How Sales Quotas Are Calculated and Assigned

Quota calculation often starts with high-level corporate objectives and adjusts based on field reality. The top-down approach begins with executive leadership setting a total revenue goal, which is then systematically divided through regions, teams, and individual representatives. This method ensures quotas satisfy the company’s financial requirements, but it may overlook the practical capacity of the sales force.

The bottom-up approach constructs the total revenue projection by aggregating the sales potential of each salesperson and territory. Managers use historical performance data, average deal sizes, and conversion rates to create realistic targets. Effective methodologies often combine these two approaches, using the top-down number as a strategic ceiling and the bottom-up calculation as a reality-based floor. Fair calculation also requires factoring in territory size and market potential.

The Impact of Sales Quotas on Compensation and Culture

Quota attainment is directly interwoven with a sales representative’s total compensation, serving as the threshold for triggering incentive pay like commissions and bonuses. Many compensation plans utilize accelerators, mechanisms that increase the commission rate once a seller exceeds a certain percentage of their quota. This structure motivates sustained high performance, rewarding those who surpass expectations with higher earning potential.

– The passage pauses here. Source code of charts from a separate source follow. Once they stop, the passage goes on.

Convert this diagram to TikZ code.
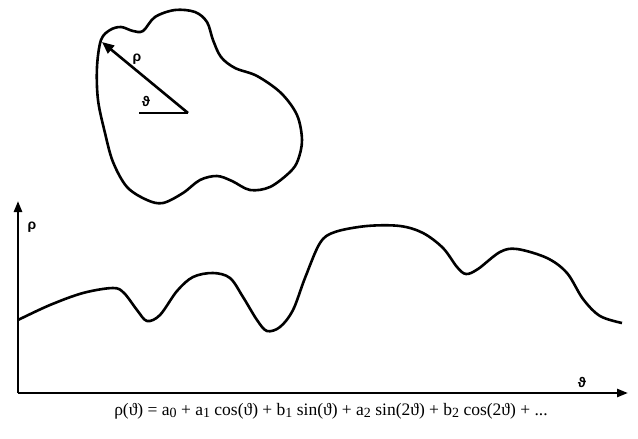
\documentclass[tikz,border=0pt]{standalone}
\usepackage{fontspec}
\setmainfont{Liberation Serif}
\newfontfamily\lblfont{Liberation Sans}
\usetikzlibrary{arrows.meta}
\newcommand{\sbx}[1]{\raisebox{-0.3ex}{\fontsize{14}{14}\selectfont #1}}
\begin{document}
\begin{tikzpicture}[x=1pt,y=-1pt,
  curve/.style={line width=2.6pt,line join=round},
  axis/.style={line width=2.4pt,-{Triangle[length=11pt,width=8pt]}},
  lbl/.style={font=\lblfont\bfseries\fontsize{14}{14}\selectfont,inner sep=0pt}]
\useasboundingbox (0,0) rectangle (638,439);
% blob
\draw[curve] plot[smooth cycle,tension=0.55] coordinates {
 (101,40) (110,30) (121,27) (133,31) (143,31) (155,17) (175,10) (195,12)
 (207,22) (213,40) (221,57) (235,68) (257,76) (281,93) (297,115) (302,140)
 (298,160) (290,172) (270,187) (250,190) (232,181) (217,176) (200,180)
 (183,193) (163,203) (147,200) (127,187) (113,162) (105,133) (98,100) (97,67)};
\coordinate (c) at (188,113);
\coordinate (tip) at (102,42);
\coordinate (h) at (139,113);
\draw[line width=2.6pt] (h) -- (c);
\draw[line width=2.6pt,-{Triangle[length=12pt,width=10pt]}] (c) -- (tip);
\node[lbl] (rho1) at (137,59) {ρ};
\node[lbl] (th1) at (146,101) {ϑ};
% axes
\coordinate (o) at (18,393);
\coordinate (ytip) at (18,201);
\coordinate (xtip) at (628,393);
\draw[axis] (o) -- (ytip);
\draw[axis] (o) -- (xtip);
\node[lbl] (rho2) at (32,227) {ρ};
\node[lbl] (th2) at (582,382) {ϑ};
% function curve
\draw[curve] plot[smooth,tension=0.55] coordinates {
 (18,320) (50,305) (83,293) (113,288) (124,293) (137,310) (147,321)
 (160,315) (177,291) (193,277) (213,273) (230,278) (243,297) (257,320)
 (267,331) (280,327) (293,310) (305,278) (320,243) (335,232) (367,226)
 (400,226) (423,233) (443,248) (457,267) (466,274) (478,269) (500,252)
 (517,249) (547,258) (567,273) (583,299) (600,316) (622,323)};
% formula
\node[inner sep=0pt,font=\fontsize{17.5}{20}\selectfont] (eq) at (331,411)
 {ρ(ϑ) = a\sbx{0} + a\sbx{1} cos(ϑ) + b\sbx{1} sin(ϑ) + a\sbx{2} sin(2ϑ) + b\sbx{2} cos(2ϑ) + ...};
\end{tikzpicture}
\end{document}
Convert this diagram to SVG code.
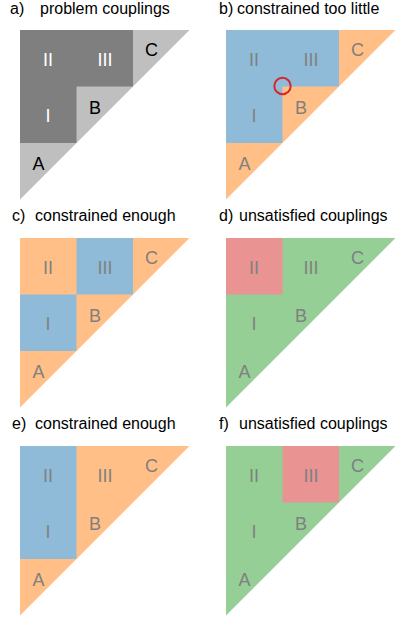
<svg xmlns="http://www.w3.org/2000/svg" width="416" height="624" viewBox="0 0 416 624">
<defs>
<style>
.t{font-family:"Liberation Sans",Arial,sans-serif;font-size:16px;fill:#000}
.l{font-family:"Liberation Sans",Arial,sans-serif;font-size:18px;text-anchor:middle;fill:#808080}
.dk{fill:#7f7f7f}.lg{fill:#bfbfbf}
.bl{fill:#8fbbd9}.or{fill:#ffbf86}.gr{fill:#95cf95}.rd{fill:#ea9393}
</style>
<polygon id="tri" points="0,0 169.5,0 0,169.5"/>
</defs>
<rect width="416" height="624" fill="#fff"/>

<g id="panel-a">
<text class="t" x="10" y="13.5">a)</text><text class="t" x="40" y="13.5">problem couplings</text>
<g transform="translate(20,30)">
<use href="#tri" class="lg"/>
<polygon class="dk" points="0,0 113,0 113,56.5 56.5,56.5 56.5,113 0,113"/>
<text class="l" x="28" y="35.5" style="fill:#fff">II</text>
<text class="l" x="85" y="35.5" style="fill:#fff">III</text>
<text class="l" x="28" y="91.5" style="fill:#fff">I</text>
<text class="l" x="131.5" y="25.5" style="fill:#000">C</text>
<text class="l" x="75" y="83.5" style="fill:#000">B</text>
<text class="l" x="18.5" y="139.5" style="fill:#000">A</text>
</g>
</g>

<g id="panel-b">
<text class="t" x="219" y="13.5">b)</text><text class="t" x="237" y="13.5">constrained too little</text>
<g transform="translate(226,30)">
<use href="#tri" class="or"/>
<polygon class="bl" points="0,0 113,0 113,56.5 56.5,56.5 56.5,113 0,113"/>
<text class="l" x="28" y="35.5">II</text>
<text class="l" x="85" y="35.5">III</text>
<text class="l" x="28" y="91.5">I</text>
<text class="l" x="131.5" y="25.5">C</text>
<text class="l" x="75" y="83.5">B</text>
<text class="l" x="18.5" y="139.5">A</text>
<circle cx="56.5" cy="56" r="8.2" fill="none" stroke="#d62728" stroke-width="2"/>
</g>
</g>

<g id="panel-c">
<text class="t" x="12" y="221">c)</text><text class="t" x="35" y="221">constrained enough</text>
<g transform="translate(20,238)">
<use href="#tri" class="or"/>
<rect class="bl" x="56.5" y="0" width="56.5" height="56.5"/>
<rect class="bl" x="0" y="56.5" width="56.5" height="56.5"/>
<text class="l" x="28" y="35.5">II</text>
<text class="l" x="85" y="35.5">III</text>
<text class="l" x="28" y="91.5">I</text>
<text class="l" x="131.5" y="25.5">C</text>
<text class="l" x="75" y="83.5">B</text>
<text class="l" x="18.5" y="139.5">A</text>
</g>
</g>

<g id="panel-d">
<text class="t" x="219" y="221">d)</text><text class="t" x="239" y="221">unsatisfied couplings</text>
<g transform="translate(226,238)">
<use href="#tri" class="gr"/>
<rect class="rd" x="0" y="0" width="56.5" height="56.5"/>
<text class="l" x="28" y="35.5">II</text>
<text class="l" x="85" y="35.5">III</text>
<text class="l" x="28" y="91.5">I</text>
<text class="l" x="131.5" y="25.5">C</text>
<text class="l" x="75" y="83.5">B</text>
<text class="l" x="18.5" y="139.5">A</text>
</g>
</g>

<g id="panel-e">
<text class="t" x="12" y="429">e)</text><text class="t" x="35" y="429">constrained enough</text>
<g transform="translate(20,446)">
<use href="#tri" class="or"/>
<rect class="bl" x="0" y="0" width="56.5" height="113"/>
<text class="l" x="28" y="35.5">II</text>
<text class="l" x="85" y="35.5">III</text>
<text class="l" x="28" y="91.5">I</text>
<text class="l" x="131.5" y="25.5">C</text>
<text class="l" x="75" y="83.5">B</text>
<text class="l" x="18.5" y="139.5">A</text>
</g>
</g>

<g id="panel-f">
<text class="t" x="219" y="429">f)</text><text class="t" x="239" y="429">unsatisfied couplings</text>
<g transform="translate(226,446)">
<use href="#tri" class="gr"/>
<rect class="rd" x="56.5" y="0" width="56.5" height="56.5"/>
<text class="l" x="28" y="35.5">II</text>
<text class="l" x="85" y="35.5">III</text>
<text class="l" x="28" y="91.5">I</text>
<text class="l" x="131.5" y="25.5">C</text>
<text class="l" x="75" y="83.5">B</text>
<text class="l" x="18.5" y="139.5">A</text>
</g>
</g>
</svg>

Quotas influence organizational culture, fostering a competitive and performance-driven environment. While motivating, the constant pressure to meet a number can be a source of stress and burnout if the targets are perceived as unrealistic. Poorly managed or overly aggressive quotas can also encourage unethical behavior, such as channel stuffing or misrepresenting product capabilities, as representatives pursue results to secure their income.

Strategies for Setting Effective and Fair Quotas

Setting challenging and attainable quotas requires a process that moves beyond simply applying a standard percentage increase to last year’s results. Targets should adhere to the SMART framework: Specific, Measurable, Achievable, Relevant, and Time-bound. Achievability is important, with many organizations aiming for a quota attainment rate where 60% to 70% of the sales force meets or exceeds their target.

Transparency in the calculation process is required for gaining buy-in from the sales team. Representatives are more likely to commit when they understand the data and logic used to assign their specific number. This includes openly sharing the assessment of their territory’s potential and how their individual historical performance was factored into the equation. Quotas must be aligned with overall business objectives and subjected to regular review and adjustment.